Exercise description:
Repeat verbatim the lines from the one containing "Give me the Plotly source for this chart." to the one containing "28.9, 28.0, 28.3, 28.1, 27.4, 28.4]", ends included, minus any pictures.

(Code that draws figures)
==============================

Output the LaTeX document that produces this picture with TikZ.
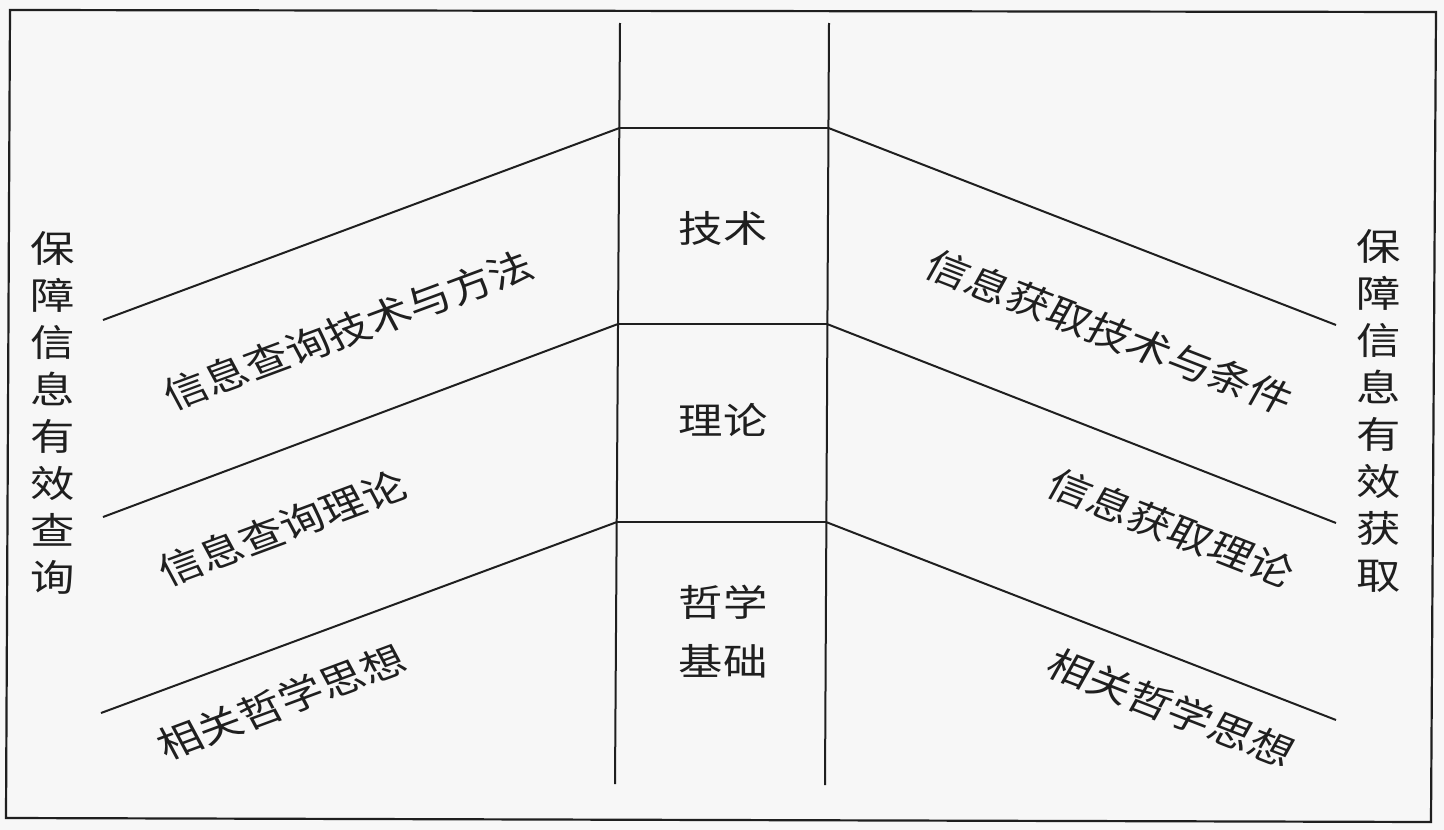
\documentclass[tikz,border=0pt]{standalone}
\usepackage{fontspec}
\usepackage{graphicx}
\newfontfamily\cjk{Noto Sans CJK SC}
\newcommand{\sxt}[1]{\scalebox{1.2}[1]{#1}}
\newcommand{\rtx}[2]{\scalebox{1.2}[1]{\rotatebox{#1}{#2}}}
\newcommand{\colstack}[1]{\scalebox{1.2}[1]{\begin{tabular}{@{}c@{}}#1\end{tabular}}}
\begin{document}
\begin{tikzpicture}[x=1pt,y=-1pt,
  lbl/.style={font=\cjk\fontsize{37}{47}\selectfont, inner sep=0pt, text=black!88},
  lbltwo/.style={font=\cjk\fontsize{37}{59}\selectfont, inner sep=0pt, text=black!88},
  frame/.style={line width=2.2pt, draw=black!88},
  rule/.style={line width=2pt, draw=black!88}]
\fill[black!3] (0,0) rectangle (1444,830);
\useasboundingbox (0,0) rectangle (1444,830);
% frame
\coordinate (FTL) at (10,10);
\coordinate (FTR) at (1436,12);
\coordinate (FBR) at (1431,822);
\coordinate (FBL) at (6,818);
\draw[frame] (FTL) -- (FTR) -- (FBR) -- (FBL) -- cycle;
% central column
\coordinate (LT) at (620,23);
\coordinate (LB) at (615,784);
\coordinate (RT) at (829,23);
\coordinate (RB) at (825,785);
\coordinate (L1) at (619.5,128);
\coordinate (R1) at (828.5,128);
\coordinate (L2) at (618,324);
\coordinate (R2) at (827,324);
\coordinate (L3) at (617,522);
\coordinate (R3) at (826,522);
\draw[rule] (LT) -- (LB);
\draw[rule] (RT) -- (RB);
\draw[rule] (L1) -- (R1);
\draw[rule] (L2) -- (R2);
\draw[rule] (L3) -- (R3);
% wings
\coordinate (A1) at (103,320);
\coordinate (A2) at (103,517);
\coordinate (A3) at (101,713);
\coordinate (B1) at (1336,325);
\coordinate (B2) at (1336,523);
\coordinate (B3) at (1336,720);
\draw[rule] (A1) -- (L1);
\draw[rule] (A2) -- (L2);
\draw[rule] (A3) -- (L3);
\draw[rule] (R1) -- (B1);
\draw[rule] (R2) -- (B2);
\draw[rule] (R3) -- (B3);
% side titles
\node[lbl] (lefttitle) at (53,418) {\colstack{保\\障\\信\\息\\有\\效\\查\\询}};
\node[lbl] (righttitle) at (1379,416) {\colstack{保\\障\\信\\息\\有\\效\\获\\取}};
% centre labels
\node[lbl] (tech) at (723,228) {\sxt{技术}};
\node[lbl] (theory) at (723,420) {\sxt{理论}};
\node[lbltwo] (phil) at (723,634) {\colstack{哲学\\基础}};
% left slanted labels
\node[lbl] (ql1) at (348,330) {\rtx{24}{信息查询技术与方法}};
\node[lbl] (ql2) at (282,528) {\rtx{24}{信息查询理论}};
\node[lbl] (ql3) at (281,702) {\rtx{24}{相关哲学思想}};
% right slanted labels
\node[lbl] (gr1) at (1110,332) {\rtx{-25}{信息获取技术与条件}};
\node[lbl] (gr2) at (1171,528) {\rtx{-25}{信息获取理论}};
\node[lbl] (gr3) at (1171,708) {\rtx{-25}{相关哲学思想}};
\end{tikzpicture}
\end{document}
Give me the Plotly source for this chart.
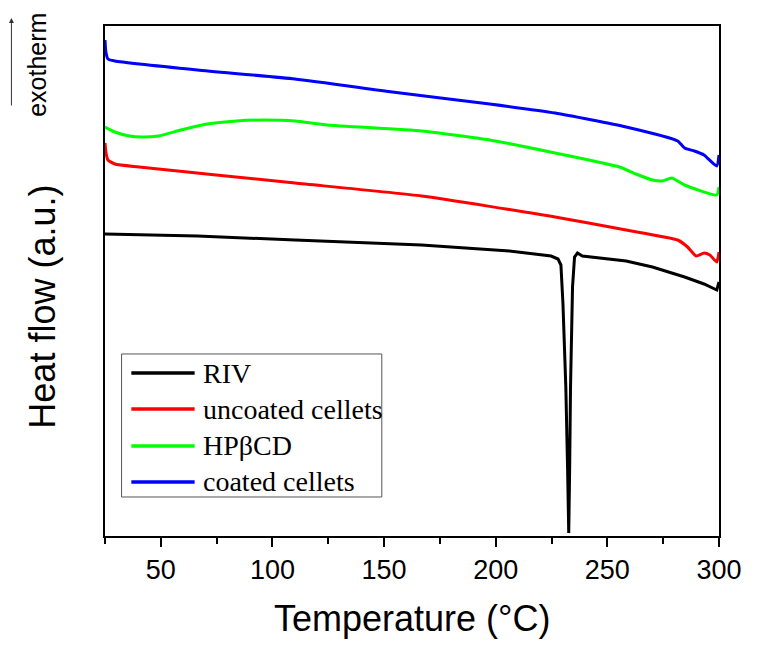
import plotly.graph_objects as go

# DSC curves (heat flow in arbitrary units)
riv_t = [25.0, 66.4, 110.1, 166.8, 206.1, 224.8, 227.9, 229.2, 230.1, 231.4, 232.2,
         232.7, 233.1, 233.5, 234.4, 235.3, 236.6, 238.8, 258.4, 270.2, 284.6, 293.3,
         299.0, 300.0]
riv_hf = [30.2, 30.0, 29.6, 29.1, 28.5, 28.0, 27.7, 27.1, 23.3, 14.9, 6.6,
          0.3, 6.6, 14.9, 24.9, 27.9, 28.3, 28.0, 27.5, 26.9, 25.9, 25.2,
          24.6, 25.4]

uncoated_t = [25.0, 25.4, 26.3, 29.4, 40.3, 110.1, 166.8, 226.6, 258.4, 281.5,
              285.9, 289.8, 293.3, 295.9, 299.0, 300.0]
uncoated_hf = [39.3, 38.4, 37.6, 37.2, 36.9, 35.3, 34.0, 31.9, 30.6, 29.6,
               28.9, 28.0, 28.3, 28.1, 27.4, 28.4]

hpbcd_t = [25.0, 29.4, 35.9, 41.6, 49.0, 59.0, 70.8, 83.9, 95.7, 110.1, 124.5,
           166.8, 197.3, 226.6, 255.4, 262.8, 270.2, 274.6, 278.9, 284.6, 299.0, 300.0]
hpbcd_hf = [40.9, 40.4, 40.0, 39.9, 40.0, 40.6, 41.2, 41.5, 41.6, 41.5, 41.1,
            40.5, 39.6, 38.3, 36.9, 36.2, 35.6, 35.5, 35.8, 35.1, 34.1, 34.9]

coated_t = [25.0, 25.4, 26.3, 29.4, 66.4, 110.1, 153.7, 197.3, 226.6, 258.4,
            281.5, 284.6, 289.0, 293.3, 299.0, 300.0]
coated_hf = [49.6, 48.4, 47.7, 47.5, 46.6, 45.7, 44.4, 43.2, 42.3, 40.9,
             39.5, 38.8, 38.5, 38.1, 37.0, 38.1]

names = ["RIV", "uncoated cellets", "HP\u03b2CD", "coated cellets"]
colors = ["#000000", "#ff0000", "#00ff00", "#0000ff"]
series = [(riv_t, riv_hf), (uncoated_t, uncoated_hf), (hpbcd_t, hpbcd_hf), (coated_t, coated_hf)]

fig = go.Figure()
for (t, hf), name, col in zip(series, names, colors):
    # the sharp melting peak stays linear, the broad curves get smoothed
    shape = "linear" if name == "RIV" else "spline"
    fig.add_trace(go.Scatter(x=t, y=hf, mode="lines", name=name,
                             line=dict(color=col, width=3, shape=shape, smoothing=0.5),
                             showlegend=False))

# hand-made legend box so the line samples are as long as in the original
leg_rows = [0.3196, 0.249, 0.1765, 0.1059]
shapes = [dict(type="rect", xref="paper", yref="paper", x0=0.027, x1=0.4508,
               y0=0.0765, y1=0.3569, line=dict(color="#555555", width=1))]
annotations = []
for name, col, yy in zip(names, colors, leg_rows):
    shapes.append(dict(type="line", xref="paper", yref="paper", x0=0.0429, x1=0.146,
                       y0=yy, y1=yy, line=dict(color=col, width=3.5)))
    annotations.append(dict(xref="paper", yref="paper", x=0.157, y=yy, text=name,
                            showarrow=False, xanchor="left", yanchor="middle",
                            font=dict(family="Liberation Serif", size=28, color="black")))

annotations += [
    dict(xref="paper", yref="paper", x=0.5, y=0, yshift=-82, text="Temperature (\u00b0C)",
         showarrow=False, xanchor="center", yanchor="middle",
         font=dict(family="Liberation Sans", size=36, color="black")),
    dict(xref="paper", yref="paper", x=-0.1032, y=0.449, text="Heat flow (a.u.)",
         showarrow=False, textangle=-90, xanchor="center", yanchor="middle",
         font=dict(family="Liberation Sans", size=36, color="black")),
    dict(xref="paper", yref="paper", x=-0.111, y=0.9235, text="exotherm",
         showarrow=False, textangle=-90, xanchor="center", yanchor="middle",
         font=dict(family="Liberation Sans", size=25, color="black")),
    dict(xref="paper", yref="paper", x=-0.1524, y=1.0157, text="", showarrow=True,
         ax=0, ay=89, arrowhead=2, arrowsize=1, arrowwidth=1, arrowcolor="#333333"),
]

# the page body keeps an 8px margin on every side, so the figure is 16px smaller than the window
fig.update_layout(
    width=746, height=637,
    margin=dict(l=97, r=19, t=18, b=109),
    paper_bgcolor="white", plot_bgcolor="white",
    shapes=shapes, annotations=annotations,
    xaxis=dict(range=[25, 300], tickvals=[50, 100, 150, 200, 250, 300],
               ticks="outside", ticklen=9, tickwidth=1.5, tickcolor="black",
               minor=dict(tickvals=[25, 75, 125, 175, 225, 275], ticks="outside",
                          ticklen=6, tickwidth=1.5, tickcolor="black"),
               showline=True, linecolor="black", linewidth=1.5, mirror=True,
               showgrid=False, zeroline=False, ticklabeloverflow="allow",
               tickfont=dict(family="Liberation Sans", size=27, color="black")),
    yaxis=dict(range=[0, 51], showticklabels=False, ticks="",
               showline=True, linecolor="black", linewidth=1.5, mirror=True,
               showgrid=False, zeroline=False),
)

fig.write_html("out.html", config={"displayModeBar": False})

==============================

Answer in full:
Give me the Plotly source for this chart.
import plotly.graph_objects as go

# DSC curves (heat flow in arbitrary units)
riv_t = [25.0, 66.4, 110.1, 166.8, 206.1, 224.8, 227.9, 229.2, 230.1, 231.4, 232.2,
         232.7, 233.1, 233.5, 234.4, 235.3, 236.6, 238.8, 258.4, 270.2, 284.6, 293.3,
         299.0, 300.0]
riv_hf = [30.2, 30.0, 29.6, 29.1, 28.5, 28.0, 27.7, 27.1, 23.3, 14.9, 6.6,
          0.3, 6.6, 14.9, 24.9, 27.9, 28.3, 28.0, 27.5, 26.9, 25.9, 25.2,
          24.6, 25.4]

uncoated_t = [25.0, 25.4, 26.3, 29.4, 40.3, 110.1, 166.8, 226.6, 258.4, 281.5,
              285.9, 289.8, 293.3, 295.9, 299.0, 300.0]
uncoated_hf = [39.3, 38.4, 37.6, 37.2, 36.9, 35.3, 34.0, 31.9, 30.6, 29.6,
               28.9, 28.0, 28.3, 28.1, 27.4, 28.4]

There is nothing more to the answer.